Everything from the line with "Give me the D3.js source for this chart." down to the line with "plot.bottom - plot.top);" below must be printed exactly, those two lines included. Exclude pictures.

— Begin Raw records —

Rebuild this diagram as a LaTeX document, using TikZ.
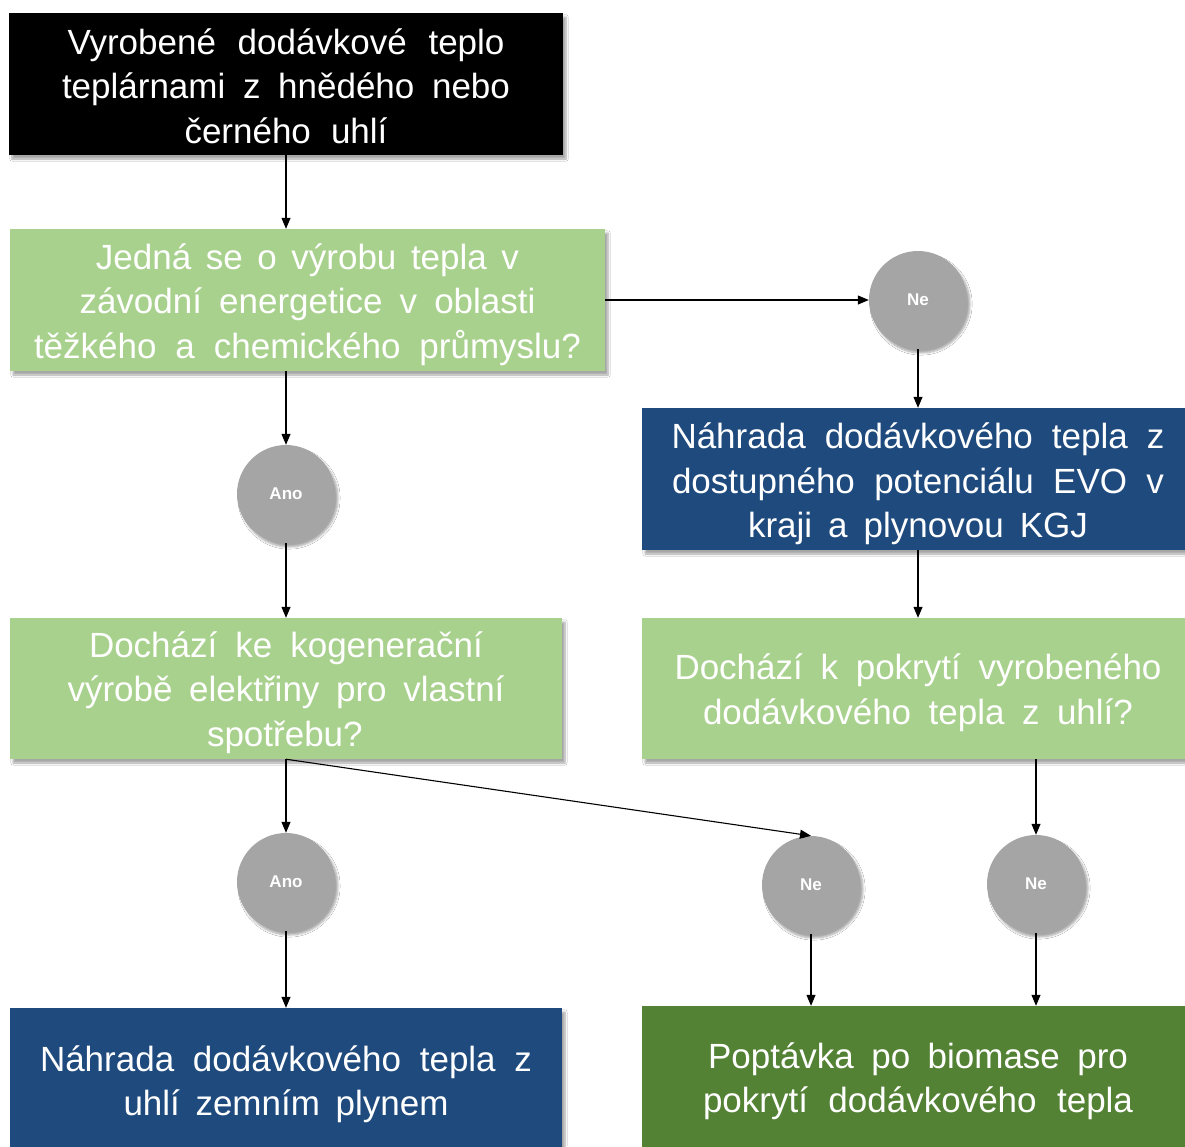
\documentclass[tikz,border=0pt]{standalone}
\usepackage{fontspec}
\setmainfont{Liberation Sans}
\usetikzlibrary{arrows.meta,shadows.blur}
\definecolor{lgreen}{HTML}{A9D18E}
\definecolor{dblue}{HTML}{1F4A7D}
\definecolor{dgreen}{HTML}{548235}
\definecolor{cgray}{HTML}{A5A5A5}
\newcommand\jl[2]{\makebox[#1pt][s]{#2}}
\begin{document}
\begin{tikzpicture}[x=1pt,y=1pt,
  shad/.style={blur shadow={shadow xshift=3pt,shadow yshift=-4pt,shadow blur steps=6,shadow opacity=35}},
  box/.style={rectangle,inner sep=0pt,minimum width=552pt,minimum height=142pt,shad},
  txt/.style={inner sep=0pt,text=white,align=center,font=\fontsize{35}{44.5}\selectfont},
  decision/.style={circle,fill=cgray,inner sep=0pt,minimum size=98pt,shad,
     text=white,font=\fontsize{17}{20}\selectfont\bfseries},
  arr/.style={line width=1.1pt,-{Triangle[length=11pt,width=9pt]}}]
\clip (0,0) rectangle (1185,-1146);
\fill[white] (0,0) rectangle (1185,-1146);

\node[box,fill=black,minimum width=554pt] (top) at (286,-84) {};
\node[txt] (top-t) at ([yshift=-2pt]top.center)
  {\jl{437}{Vyrobené dodávkové teplo}\\\jl{448}{teplárnami z hnědého nebo}\\\jl{203}{černého uhlí}};
\node[box,fill=lgreen,minimum width=595pt] (g1) at (307.5,-300) {};
\node[txt] (g1-t) at ([yshift=-4.5pt]g1.center)
  {\jl{423}{Jedná se o výrobu tepla v}\\\jl{456}{závodní energetice v oblasti}\\\jl{547}{těžkého a chemického průmyslu?}};
\node[decision] (ne1) at (918,-300) {Ne};
\node[box,fill=dblue] (b1) at (918,-479) {};
\node[txt] (b1-t) at ([yshift=-5pt]b1.center)
  {\jl{493}{Náhrada dodávkového tepla z}\\\jl{492}{dostupného potenciálu EVO v}\\\jl{340}{kraji a plynovou KGJ}};
\node[decision] (ano1) at (286,-494) {Ano};
\node[box,fill=lgreen,minimum height=141pt] (g2) at (286,-688.5) {};
\node[txt] (g2-t) at ([yshift=-4pt]g2.center)
  {\jl{394}{Dochází ke kogenerační}\\\jl{437}{výrobě elektřiny pro vlastní}\\\jl{158}{spotřebu?}};
\node[box,fill=lgreen,minimum height=141pt] (g3) at (918,-688.5) {};
\node[txt] (g3-t) at ([yshift=-4pt]g3.center)
  {\jl{487}{Dochází k pokrytí vyrobeného}\\\jl{430}{dodávkového tepla z uhlí?}};
\node[decision] (ano2) at (286,-882) {Ano};
\node[decision] (ne2) at (811,-885) {Ne};
\node[decision] (ne3) at (1036,-884) {Ne};
\node[box,fill=dblue] (b2) at (286,-1079) {};
\node[txt] (b2-t) at ([yshift=-5pt]b2.center)
  {\jl{492}{Náhrada dodávkového tepla z}\\\jl{325}{uhlí zemním plynem}};
\node[box,fill=dgreen] (dg) at (918,-1077) {};
\node[txt] (dg-t) at ([yshift=-4pt]dg.center)
  {\jl{420}{Poptávka po biomase pro}\\\jl{430}{pokrytí dodávkového tepla}};

\draw[arr] (top.south) -- (top.south |- g1.north);
\draw[arr] (g1.east) -- (ne1.west);
\draw[arr] (ne1.south) -- (ne1 |- b1.north);
\draw[arr] (ano1 |- g1.south) -- (ano1.north);
\draw[arr] (ano1.south) -- (ano1 |- g2.north);
\draw[arr] (b1.south) -- (b1 |- g3.north);
\draw[arr] (g2.south) -- (ano2.north);
\draw[arr] (g2.south) -- (ne2.north);
\draw[arr] (ne3 |- g3.south) -- (ne3.north);
\draw[arr] (ano2.south) -- (ano2 |- b2.north);
\draw[arr] (ne2.south) -- (ne2 |- dg.north);
\draw[arr] (ne3.south) -- (ne3 |- dg.north);
\end{tikzpicture}
\end{document}
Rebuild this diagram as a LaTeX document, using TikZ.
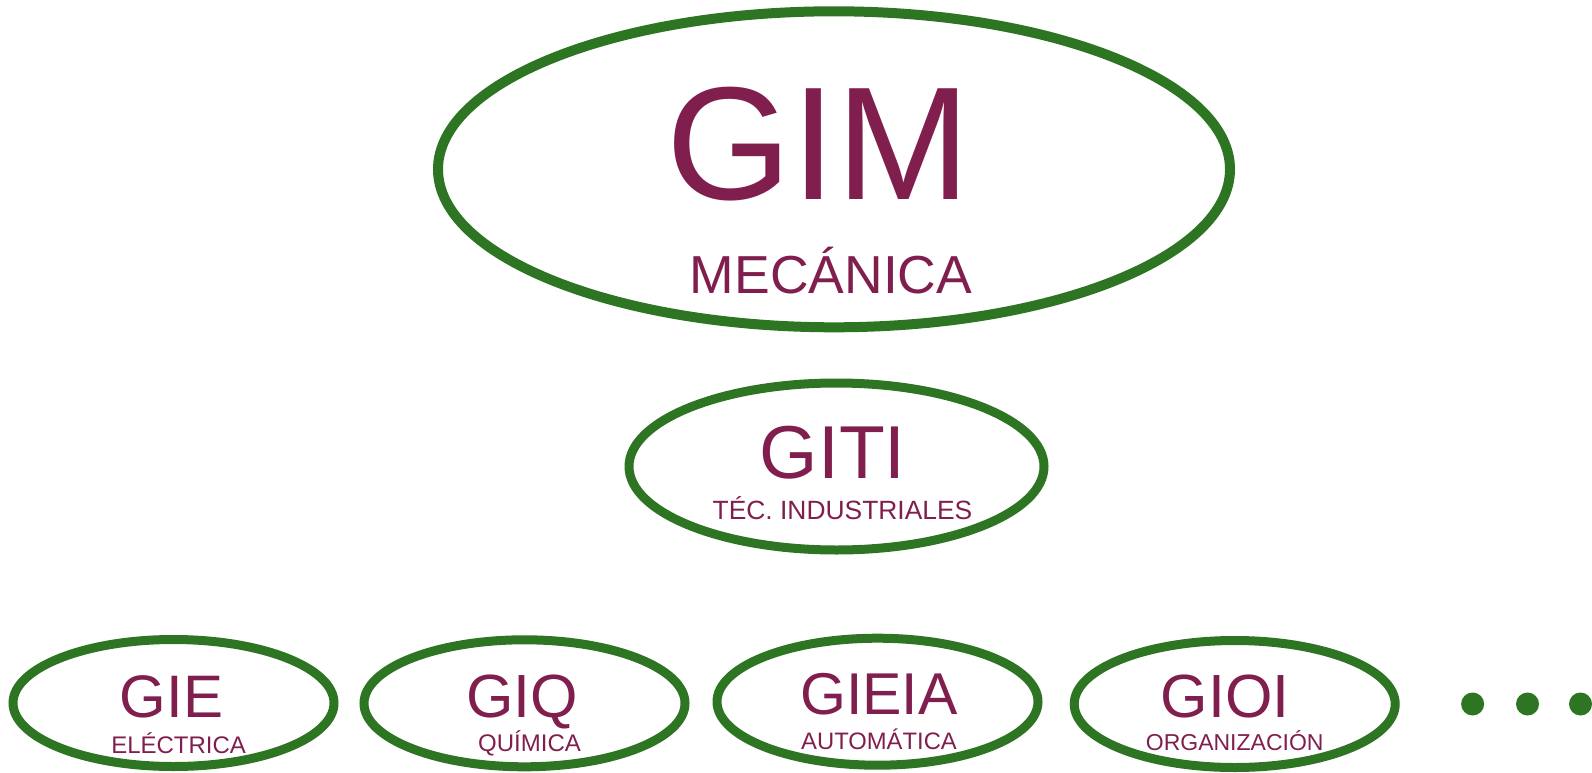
\documentclass[tikz,border=0pt]{standalone}
\usepackage{fontspec}
\usepackage{graphicx}
\setmainfont{Liberation Sans}
\usetikzlibrary{shapes.geometric}

\definecolor{ringgreen}{RGB}{46,117,35}
\definecolor{labelwine}{RGB}{128,30,77}

\newcommand\fsz[1]{\fontsize{#1}{#1}\selectfont}

\tikzset{
  ring/.style={ellipse, draw=ringgreen, inner sep=0pt, outer sep=0pt},
  bigring/.style={ring, line width=10pt, minimum width=792pt, minimum height=316pt},
  midring/.style={ring, line width=9pt, minimum width=415pt, minimum height=167pt},
  smallring/.style={ring, line width=9pt, minimum width=321pt, minimum height=127pt},
  lbl/.style={text=labelwine, inner sep=0pt, anchor=base},
  dot/.style={circle, fill=ringgreen, inner sep=0pt, minimum size=23pt},
}

\begin{document}
\begin{tikzpicture}[x=1pt, y=-1pt]
  \useasboundingbox (0,0) rectangle (1592,773);

  % degree rings
  \node[bigring]   (gim)   at (834,169.3) {};
  \node[midring]   (giti)  at (836.5,466.5) {};
  \node[smallring] (gie)   at (173.5,703) {};
  \node[smallring] (giq)   at (524.5,703.3) {};
  \node[smallring] (gieia) at (877.5,701.7) {};
  \node[smallring] (gioi)  at (1234.7,704) {};

  % acronyms and branch names
  \node[lbl, font=\fsz{161}] (gimname)  at (818.7,199) {GIM};
  \node[lbl, font=\fsz{53.5}] (gimsub)  at (831,293.3) {MECÁNICA};

  \node[lbl, font=\fsz{75}] (gitiname)  at (832.8,478.3) {GITI};
  \node[lbl, font=\fsz{26.4}] (gitisub) at (842.5,519.3) {TÉC. INDUSTRIALES};

  \node[lbl, font=\fsz{60}] (giename)   at (171.5,717.3) {GIE};
  \node[lbl, font=\fsz{24}] (giesub)    at (178.6,753.3) {ELÉCTRICA};

  \node[lbl, font=\fsz{61}] (giqname)   at (522,717.3) {GIQ};
  \node[lbl, font=\fsz{24}] (giqsub)    at (529.5,751.7) {QUÍMICA};

  \node[lbl, font=\fsz{59}] (gieianame) at (879,714) {GIEIA};
  \node[lbl, font=\fsz{23.8}] (gieiasub) at (879,749.3) {AUTOMÁTICA};

  \node[lbl, font=\fsz{61}] (gioiname)  at (1225,717.3) {GIOI};
  \node[lbl, font=\fsz{23}] (gioisub)   at (1234.7,750.7) {ORGANIZACIÓN};

  % trailing ellipsis
  \node[dot] (dota) at (1472.6,704) {};
  \node[dot] (dotb) at (1527.5,704) {};
  \node[dot] (dotc) at (1580.5,704) {};
\end{tikzpicture}
\end{document}
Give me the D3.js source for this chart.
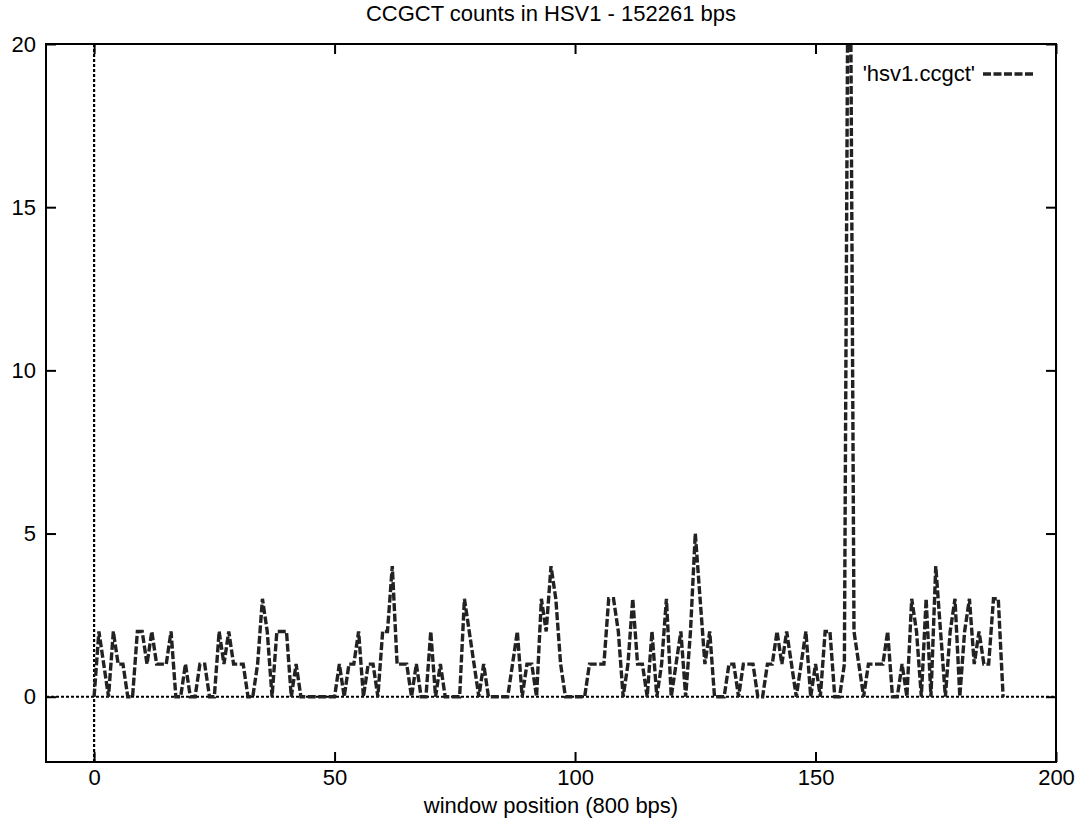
<!DOCTYPE html>
<html>
<head>
<meta charset="utf-8">
<script src="https://cdn.jsdelivr.net/npm/d3@7"></script>
<style>
  html, body { margin: 0; padding: 0; background: #fff; }
  svg { display: block; font-family: "Liberation Sans", Arial, Helvetica, sans-serif; }
</style>
</head>
<body>
<svg id="chart" width="1088" height="820"></svg>
<script>
// ---- data ----
const chartTitle = "CCGCT counts in HSV1 - 152261 bps";
const xLabel = "window position (800 bps)";
const seriesName = "'hsv1.ccgct'";
const xTicks = [0, 50, 100, 150, 200];
const yTicks = [0, 5, 10, 15, 20];
const xDomain = [-10, 200];
const yDomain = [-2, 20];
// counts per 800 bp window, window index 0..189
const counts = [
  0, 2, 1, 0, 2, 1, 1, 0, 0, 2,
  2, 1, 2, 1, 1, 1, 2, 0, 0, 1,
  0, 0, 1, 1, 0, 0, 2, 1, 2, 1,
  1, 1, 0, 0, 1, 3, 2, 0, 2, 2,
  2, 0, 1, 0, 0, 0, 0, 0, 0, 0,
  0, 1, 0, 1, 1, 2, 0, 1, 1, 0,
  2, 2, 4, 1, 1, 1, 0, 1, 0, 0,
  2, 0, 1, 0, 0, 0, 0, 3, 2, 1,
  0, 1, 0, 0, 0, 0, 0, 1, 2, 0,
  1, 1, 0, 3, 2, 4, 3, 1, 0, 0,
  0, 0, 0, 1, 1, 1, 1, 3, 3, 2,
  0, 1, 3, 1, 1, 0, 2, 0, 1, 3,
  0, 1, 2, 0, 2, 5, 3, 1, 2, 0,
  0, 0, 1, 1, 0, 1, 1, 1, 0, 0,
  1, 1, 2, 1, 2, 1, 0, 1, 2, 0,
  1, 0, 2, 2, 0, 0, 1, 30, 2, 1,
  0, 1, 1, 1, 1, 2, 0, 0, 1, 0,
  3, 2, 0, 3, 0, 4, 2, 0, 2, 3,
  0, 2, 3, 1, 2, 1, 1, 3, 3, 0
];

// ---- layout ----
const plot = { left: 46, right: 1056, top: 44, bottom: 762 };
const fontSize = 22;

const svg = d3.select("#chart");
const x = d3.scaleLinear().domain(xDomain).range([plot.left, plot.right]);
const y = d3.scaleLinear().domain(yDomain).range([plot.bottom, plot.top]);

// clip
svg.append("defs").append("clipPath").attr("id", "clip")
  .append("rect")
  .attr("x", plot.left).attr("y", plot.top)
  .attr("width", plot.right - plot.left).attr("height", plot.bottom - plot.top);

// zero axes (dotted)
svg.append("line")
  .attr("x1", plot.left).attr("x2", plot.right)
  .attr("y1", y(0)).attr("y2", y(0))
  .attr("stroke", "#000").attr("stroke-width", 2.2)
  .attr("stroke-dasharray", "3,2");
svg.append("line")
  .attr("x1", x(0)).attr("x2", x(0))
  .attr("y1", plot.top).attr("y2", plot.bottom)
  .attr("stroke", "#000").attr("stroke-width", 2.2)
  .attr("stroke-dasharray", "3,2");

// data line
const line = d3.line().x((d, i) => x(i)).y(d => y(d));
svg.append("path")
  .datum(counts)
  .attr("clip-path", "url(#clip)")
  .attr("d", line)
  .attr("fill", "none")
  .attr("stroke", "#222")
  .attr("stroke-width", 3.4)
  .attr("stroke-dasharray", "8,2.5")
  .attr("stroke-linejoin", "miter");

// axes (ticks inward)
function styleAxis(g) {
  g.select(".domain").remove();
  g.selectAll(".tick line").attr("stroke", "#000").attr("stroke-width", 2);
  g.selectAll(".tick text")
    .attr("fill", "#000")
    .attr("font-size", fontSize)
    .attr("font-family", "Liberation Sans, Arial, Helvetica, sans-serif");
}
svg.append("g")
  .attr("transform", `translate(0,${plot.bottom})`)
  .call(d3.axisBottom(x).tickValues(xTicks).tickSize(-10).tickPadding(7).tickFormat(d3.format("d")))
  .call(styleAxis);
svg.append("g")
  .attr("transform", `translate(0,${plot.top})`)
  .call(d3.axisTop(x).tickValues(xTicks).tickSize(-10).tickFormat(""))
  .call(styleAxis);
svg.append("g")
  .attr("transform", `translate(${plot.left},0)`)
  .call(d3.axisLeft(y).tickValues(yTicks).tickSize(-10).tickPadding(10).tickFormat(d3.format("d")))
  .call(styleAxis);
svg.append("g")
  .attr("transform", `translate(${plot.right},0)`)
  .call(d3.axisRight(y).tickValues(yTicks).tickSize(-10).tickFormat(""))
  .call(styleAxis);

// border
svg.append("rect")
  .attr("x", plot.left).attr("y", plot.top)
  .attr("width", plot.right - plot.left).attr("height", plot.bottom - plot.top)
  .attr("fill", "none").attr("stroke", "#000").attr("stroke-width", 2);

// title
svg.append("text")
  .attr("x", (plot.left + plot.right) / 2).attr("y", 21)
  .attr("text-anchor", "middle").attr("font-size", fontSize).attr("fill", "#000")
  .text(chartTitle);

// x label
svg.append("text")
  .attr("x", (plot.left + plot.right) / 2).attr("y", 813)
  .attr("text-anchor", "middle").attr("font-size", fontSize).attr("fill", "#000")
  .text(xLabel);

// legend
const legY = 74;
svg.append("text")
  .attr("x", 975).attr("y", legY + 7)
  .attr("text-anchor", "end").attr("font-size", fontSize).attr("fill", "#000")
  .text(seriesName);
svg.append("line")
  .attr("x1", 983).attr("x2", 1035).attr("y1", legY).attr("y2", legY)
  .attr("stroke", "#222").attr("stroke-width", 3.4).attr("stroke-dasharray", "8,2.5");
</script>
</body>
</html>
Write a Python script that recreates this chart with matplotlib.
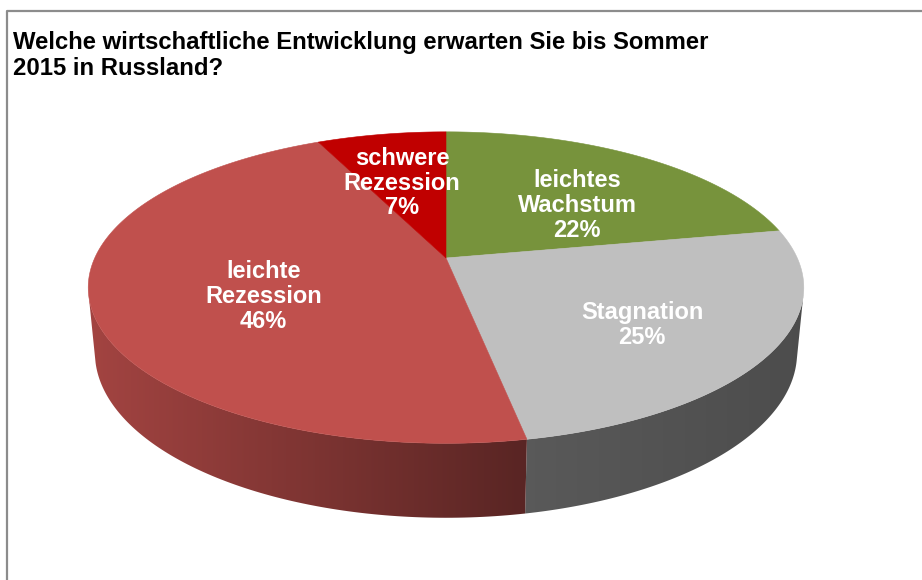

— End Raw records —

**Output for this exercise**
Give me the D3.js source for this chart.
<!DOCTYPE html>
<html>
<head>
<meta charset="utf-8">
<script src="https://cdn.jsdelivr.net/npm/d3@7"></script>
<style>
  html, body { margin: 0; padding: 0; background: #fff; }
  svg { display: block; font-family: "Liberation Sans", Arial, Helvetica, sans-serif; }
</style>
</head>
<body>
<svg id="chart" width="1088" height="820"></svg>
<script>
// ---- data ----
const chartTitle = "CCGCT counts in HSV1 - 152261 bps";
const xLabel = "window position (800 bps)";
const seriesName = "'hsv1.ccgct'";
const xTicks = [0, 50, 100, 150, 200];
const yTicks = [0, 5, 10, 15, 20];
const xDomain = [-10, 200];
const yDomain = [-2, 20];
// counts per 800 bp window, window index 0..189
const counts = [
  0, 2, 1, 0, 2, 1, 1, 0, 0, 2,
  2, 1, 2, 1, 1, 1, 2, 0, 0, 1,
  0, 0, 1, 1, 0, 0, 2, 1, 2, 1,
  1, 1, 0, 0, 1, 3, 2, 0, 2, 2,
  2, 0, 1, 0, 0, 0, 0, 0, 0, 0,
  0, 1, 0, 1, 1, 2, 0, 1, 1, 0,
  2, 2, 4, 1, 1, 1, 0, 1, 0, 0,
  2, 0, 1, 0, 0, 0, 0, 3, 2, 1,
  0, 1, 0, 0, 0, 0, 0, 1, 2, 0,
  1, 1, 0, 3, 2, 4, 3, 1, 0, 0,
  0, 0, 0, 1, 1, 1, 1, 3, 3, 2,
  0, 1, 3, 1, 1, 0, 2, 0, 1, 3,
  0, 1, 2, 0, 2, 5, 3, 1, 2, 0,
  0, 0, 1, 1, 0, 1, 1, 1, 0, 0,
  1, 1, 2, 1, 2, 1, 0, 1, 2, 0,
  1, 0, 2, 2, 0, 0, 1, 30, 2, 1,
  0, 1, 1, 1, 1, 2, 0, 0, 1, 0,
  3, 2, 0, 3, 0, 4, 2, 0, 2, 3,
  0, 2, 3, 1, 2, 1, 1, 3, 3, 0
];

// ---- layout ----
const plot = { left: 46, right: 1056, top: 44, bottom: 762 };
const fontSize = 22;

const svg = d3.select("#chart");
const x = d3.scaleLinear().domain(xDomain).range([plot.left, plot.right]);
const y = d3.scaleLinear().domain(yDomain).range([plot.bottom, plot.top]);

// clip
svg.append("defs").append("clipPath").attr("id", "clip")
  .append("rect")
  .attr("x", plot.left).attr("y", plot.top)
  .attr("width", plot.right - plot.left).attr("height", plot.bottom - plot.top);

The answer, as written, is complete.